To that end, a centerpiece of the BLO's prank was that Barbies would now be made out of 100% biodegradable matter — like mushroom mycelium (used more and more in shoes and bags as a vegan alternative to leather), algae and seaweed.
Is that even possible?
Yes, Vamos claims, though "it would take a tremendous effort to get up to scale," and it would be expensive. "But what better time than now, when their stock price went up and they’re in the position to actually do it?"
Jokes aside, Hannah says there is no choice but to dig deep to find hope and join the effort to force change.

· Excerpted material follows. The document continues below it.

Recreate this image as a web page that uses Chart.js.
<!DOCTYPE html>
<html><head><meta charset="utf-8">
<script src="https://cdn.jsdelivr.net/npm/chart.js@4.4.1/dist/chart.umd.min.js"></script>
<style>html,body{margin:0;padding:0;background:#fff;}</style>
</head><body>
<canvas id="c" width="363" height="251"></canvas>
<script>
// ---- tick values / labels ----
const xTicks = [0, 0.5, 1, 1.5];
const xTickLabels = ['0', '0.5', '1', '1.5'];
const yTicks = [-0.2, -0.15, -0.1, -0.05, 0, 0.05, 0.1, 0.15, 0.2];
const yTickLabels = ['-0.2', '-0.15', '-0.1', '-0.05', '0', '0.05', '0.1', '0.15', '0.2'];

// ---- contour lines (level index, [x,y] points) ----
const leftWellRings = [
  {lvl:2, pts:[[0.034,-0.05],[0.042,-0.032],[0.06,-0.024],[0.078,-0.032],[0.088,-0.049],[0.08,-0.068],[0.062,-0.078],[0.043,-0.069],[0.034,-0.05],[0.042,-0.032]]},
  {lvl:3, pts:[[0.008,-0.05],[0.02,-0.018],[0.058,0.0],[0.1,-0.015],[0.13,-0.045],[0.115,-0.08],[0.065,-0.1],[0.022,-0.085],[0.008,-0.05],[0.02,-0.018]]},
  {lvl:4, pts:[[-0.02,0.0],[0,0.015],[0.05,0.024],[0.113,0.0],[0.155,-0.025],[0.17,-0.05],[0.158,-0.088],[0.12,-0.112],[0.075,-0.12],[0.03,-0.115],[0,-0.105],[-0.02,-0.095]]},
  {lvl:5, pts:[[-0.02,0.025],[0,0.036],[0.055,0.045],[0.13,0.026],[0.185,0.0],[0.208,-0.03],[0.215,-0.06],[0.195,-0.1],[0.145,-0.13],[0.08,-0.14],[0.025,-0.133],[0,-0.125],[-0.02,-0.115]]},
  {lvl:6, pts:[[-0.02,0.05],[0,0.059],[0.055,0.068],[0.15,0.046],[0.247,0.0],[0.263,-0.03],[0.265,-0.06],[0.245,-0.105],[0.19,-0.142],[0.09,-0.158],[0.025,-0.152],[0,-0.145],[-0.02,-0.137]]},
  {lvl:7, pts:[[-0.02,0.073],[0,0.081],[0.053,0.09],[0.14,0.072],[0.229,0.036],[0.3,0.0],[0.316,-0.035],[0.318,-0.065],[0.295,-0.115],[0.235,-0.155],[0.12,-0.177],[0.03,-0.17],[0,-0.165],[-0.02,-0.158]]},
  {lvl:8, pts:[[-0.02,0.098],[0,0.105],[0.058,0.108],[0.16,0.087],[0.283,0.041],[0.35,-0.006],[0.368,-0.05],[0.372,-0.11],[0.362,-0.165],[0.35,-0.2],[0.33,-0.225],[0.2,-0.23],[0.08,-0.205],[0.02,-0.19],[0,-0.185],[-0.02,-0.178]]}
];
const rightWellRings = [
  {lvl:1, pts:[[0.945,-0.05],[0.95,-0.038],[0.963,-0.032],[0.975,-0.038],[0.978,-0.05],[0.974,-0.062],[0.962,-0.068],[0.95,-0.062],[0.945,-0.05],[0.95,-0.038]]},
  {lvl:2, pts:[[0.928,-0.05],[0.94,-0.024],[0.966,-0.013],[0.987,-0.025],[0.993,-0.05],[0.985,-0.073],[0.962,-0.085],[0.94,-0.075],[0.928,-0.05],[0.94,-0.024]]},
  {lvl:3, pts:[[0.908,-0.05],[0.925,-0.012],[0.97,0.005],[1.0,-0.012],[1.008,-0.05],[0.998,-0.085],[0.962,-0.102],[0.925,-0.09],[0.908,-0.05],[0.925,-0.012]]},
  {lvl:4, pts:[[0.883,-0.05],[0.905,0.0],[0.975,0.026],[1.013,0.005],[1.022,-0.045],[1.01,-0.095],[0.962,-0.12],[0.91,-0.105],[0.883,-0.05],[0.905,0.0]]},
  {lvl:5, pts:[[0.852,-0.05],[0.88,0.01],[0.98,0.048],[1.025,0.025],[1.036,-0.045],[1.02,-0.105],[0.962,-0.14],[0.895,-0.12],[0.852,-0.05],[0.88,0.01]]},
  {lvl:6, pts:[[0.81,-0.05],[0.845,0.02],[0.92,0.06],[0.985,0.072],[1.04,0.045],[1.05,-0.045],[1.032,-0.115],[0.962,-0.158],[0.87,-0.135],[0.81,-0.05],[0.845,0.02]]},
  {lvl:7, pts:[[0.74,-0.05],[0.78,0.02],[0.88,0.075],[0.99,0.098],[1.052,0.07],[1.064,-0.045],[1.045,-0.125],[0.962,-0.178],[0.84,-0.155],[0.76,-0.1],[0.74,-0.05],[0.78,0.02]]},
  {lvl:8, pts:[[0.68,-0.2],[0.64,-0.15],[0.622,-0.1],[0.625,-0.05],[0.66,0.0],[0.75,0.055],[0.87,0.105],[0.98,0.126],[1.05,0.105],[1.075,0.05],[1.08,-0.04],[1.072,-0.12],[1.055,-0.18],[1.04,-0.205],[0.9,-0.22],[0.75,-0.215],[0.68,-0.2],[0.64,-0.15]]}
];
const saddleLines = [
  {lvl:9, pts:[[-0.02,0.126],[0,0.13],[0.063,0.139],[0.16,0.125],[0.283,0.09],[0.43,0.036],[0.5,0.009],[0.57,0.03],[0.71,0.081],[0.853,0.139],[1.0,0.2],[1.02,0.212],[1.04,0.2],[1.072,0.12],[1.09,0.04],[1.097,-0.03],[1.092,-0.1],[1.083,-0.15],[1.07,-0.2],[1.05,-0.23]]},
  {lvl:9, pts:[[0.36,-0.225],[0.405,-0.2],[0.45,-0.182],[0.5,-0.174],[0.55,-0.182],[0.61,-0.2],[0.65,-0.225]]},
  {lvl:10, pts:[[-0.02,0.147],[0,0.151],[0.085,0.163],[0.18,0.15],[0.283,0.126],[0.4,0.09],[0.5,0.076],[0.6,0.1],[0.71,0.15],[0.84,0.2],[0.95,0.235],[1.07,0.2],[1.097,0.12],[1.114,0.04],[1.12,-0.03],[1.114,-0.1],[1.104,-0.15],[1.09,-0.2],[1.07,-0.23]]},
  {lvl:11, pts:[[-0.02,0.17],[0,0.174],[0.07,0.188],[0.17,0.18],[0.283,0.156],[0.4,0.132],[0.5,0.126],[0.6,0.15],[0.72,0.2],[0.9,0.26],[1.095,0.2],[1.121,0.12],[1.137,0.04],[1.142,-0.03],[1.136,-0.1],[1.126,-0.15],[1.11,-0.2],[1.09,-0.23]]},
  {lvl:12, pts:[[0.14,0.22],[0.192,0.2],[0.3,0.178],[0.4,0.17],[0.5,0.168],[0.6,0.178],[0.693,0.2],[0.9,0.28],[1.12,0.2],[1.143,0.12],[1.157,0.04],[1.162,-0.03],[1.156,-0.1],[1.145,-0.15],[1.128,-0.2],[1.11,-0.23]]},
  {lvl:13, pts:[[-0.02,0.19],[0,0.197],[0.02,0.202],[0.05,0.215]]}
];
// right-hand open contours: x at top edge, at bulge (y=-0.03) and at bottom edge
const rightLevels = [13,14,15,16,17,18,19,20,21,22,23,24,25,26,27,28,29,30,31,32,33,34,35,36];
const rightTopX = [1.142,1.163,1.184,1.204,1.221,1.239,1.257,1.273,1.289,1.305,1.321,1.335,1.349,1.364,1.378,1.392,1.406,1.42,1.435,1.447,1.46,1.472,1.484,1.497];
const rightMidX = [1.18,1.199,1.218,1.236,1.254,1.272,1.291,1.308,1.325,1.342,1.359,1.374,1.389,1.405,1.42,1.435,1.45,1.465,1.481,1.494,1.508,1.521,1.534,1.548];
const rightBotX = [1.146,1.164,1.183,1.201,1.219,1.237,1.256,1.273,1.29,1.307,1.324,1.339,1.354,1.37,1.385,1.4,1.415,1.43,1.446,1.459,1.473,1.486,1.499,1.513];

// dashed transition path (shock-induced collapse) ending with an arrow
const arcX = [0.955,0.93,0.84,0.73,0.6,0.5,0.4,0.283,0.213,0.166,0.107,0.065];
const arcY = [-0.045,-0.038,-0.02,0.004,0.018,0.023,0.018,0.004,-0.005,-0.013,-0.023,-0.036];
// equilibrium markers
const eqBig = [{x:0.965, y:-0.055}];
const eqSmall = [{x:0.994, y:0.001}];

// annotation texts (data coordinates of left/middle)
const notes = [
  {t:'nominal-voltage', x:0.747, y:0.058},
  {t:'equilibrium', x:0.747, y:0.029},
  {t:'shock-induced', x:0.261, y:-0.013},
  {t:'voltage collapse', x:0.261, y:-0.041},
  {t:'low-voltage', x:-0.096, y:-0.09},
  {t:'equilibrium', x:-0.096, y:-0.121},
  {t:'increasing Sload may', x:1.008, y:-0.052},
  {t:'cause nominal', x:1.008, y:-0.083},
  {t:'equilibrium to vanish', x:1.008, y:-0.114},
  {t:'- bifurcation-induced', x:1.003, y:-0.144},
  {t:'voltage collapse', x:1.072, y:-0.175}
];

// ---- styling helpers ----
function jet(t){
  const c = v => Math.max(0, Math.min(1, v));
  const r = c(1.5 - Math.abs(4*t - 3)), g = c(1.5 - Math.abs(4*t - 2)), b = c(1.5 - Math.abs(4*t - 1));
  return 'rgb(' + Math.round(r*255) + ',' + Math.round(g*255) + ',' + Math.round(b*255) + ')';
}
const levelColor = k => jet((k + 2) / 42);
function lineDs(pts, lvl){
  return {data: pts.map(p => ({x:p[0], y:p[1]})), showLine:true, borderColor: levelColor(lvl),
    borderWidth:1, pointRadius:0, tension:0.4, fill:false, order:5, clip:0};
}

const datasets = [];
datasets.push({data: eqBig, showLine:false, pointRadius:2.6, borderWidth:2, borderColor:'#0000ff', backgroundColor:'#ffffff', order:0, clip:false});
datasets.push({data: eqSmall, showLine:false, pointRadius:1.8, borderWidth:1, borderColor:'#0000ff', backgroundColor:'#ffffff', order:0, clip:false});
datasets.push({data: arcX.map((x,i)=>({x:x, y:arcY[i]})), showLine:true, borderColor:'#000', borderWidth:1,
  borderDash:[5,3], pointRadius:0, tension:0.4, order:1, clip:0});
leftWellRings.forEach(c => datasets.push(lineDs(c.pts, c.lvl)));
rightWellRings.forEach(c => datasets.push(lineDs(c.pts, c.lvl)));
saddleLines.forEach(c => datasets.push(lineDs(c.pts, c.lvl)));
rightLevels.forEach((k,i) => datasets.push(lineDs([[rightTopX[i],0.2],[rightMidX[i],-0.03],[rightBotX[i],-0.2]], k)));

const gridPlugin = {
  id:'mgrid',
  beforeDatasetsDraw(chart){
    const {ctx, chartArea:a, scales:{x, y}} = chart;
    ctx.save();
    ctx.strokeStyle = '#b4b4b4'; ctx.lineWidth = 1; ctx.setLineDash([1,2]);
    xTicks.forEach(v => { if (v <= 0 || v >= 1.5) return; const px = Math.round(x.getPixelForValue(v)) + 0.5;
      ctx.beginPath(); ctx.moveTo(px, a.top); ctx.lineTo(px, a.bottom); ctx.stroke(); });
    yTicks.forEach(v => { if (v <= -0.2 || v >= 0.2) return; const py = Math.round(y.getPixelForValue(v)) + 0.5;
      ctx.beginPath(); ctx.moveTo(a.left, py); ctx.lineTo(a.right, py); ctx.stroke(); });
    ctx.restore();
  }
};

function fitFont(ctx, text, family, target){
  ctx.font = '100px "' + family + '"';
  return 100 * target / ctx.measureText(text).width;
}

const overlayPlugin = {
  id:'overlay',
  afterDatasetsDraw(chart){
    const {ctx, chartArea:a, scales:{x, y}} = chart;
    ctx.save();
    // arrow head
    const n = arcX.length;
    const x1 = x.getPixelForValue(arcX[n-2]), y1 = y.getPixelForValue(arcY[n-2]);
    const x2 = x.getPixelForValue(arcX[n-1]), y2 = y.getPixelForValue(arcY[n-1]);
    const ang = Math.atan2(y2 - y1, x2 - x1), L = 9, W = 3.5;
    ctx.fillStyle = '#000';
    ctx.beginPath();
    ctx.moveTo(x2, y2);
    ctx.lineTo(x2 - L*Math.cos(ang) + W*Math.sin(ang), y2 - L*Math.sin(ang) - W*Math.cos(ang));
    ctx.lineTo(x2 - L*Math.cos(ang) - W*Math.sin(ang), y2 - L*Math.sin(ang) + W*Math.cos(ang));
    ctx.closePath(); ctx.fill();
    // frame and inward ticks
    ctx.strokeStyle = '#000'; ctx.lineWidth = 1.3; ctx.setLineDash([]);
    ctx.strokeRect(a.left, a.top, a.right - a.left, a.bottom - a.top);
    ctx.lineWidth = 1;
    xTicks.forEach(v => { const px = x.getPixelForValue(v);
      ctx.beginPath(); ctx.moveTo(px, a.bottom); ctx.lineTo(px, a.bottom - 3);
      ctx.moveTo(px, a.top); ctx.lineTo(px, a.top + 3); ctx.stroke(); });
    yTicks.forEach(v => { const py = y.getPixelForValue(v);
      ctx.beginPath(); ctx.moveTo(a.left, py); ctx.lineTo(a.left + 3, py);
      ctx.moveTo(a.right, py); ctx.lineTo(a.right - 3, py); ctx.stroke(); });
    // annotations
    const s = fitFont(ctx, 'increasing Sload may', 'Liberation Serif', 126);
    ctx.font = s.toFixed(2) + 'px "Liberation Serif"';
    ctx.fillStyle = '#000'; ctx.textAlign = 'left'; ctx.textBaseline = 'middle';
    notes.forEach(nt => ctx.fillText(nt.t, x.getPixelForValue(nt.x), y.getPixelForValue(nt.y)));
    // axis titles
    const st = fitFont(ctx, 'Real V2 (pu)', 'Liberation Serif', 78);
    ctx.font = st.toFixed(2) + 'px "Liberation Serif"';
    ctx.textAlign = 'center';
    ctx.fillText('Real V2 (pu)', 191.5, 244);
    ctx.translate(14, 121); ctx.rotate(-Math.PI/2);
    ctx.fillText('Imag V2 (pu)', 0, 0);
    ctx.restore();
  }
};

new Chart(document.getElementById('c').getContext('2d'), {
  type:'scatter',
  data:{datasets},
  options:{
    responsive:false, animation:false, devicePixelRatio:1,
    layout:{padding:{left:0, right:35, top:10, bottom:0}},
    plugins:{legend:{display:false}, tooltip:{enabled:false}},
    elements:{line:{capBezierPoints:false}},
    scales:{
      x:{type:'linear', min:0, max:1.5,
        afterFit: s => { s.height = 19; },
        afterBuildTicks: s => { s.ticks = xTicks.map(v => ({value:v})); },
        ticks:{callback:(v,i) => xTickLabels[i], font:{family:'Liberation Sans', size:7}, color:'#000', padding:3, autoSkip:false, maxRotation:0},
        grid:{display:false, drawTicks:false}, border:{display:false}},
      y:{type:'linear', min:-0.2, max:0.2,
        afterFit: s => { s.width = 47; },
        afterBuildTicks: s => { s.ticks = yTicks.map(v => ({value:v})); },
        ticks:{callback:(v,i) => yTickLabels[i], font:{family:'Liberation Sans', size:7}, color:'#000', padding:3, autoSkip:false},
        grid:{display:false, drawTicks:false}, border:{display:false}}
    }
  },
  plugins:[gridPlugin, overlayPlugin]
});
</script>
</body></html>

"The easiest and most basic thing to do is stop doing damage. Do I have hope that we will do it? All I know is that you can be nihilistic about it, or you can keep fighting for people to wake up and do something. And I think you really don't have a choice, you know? It's like … do I commit suicide or do I just keep trying to make my life better?"
As far as the upshot of this week's hoax, Hannah says, "I really do hope that Mattel takes this as a hint of what their next step should be and that they should do it as soon as humanly possible, because there are ways of making things out of other materials that already exist. It would be great if they would say: 'You know, that's a great idea. We might as well be the world's leaders in this and be the first and show the way forward.' It would be beautiful."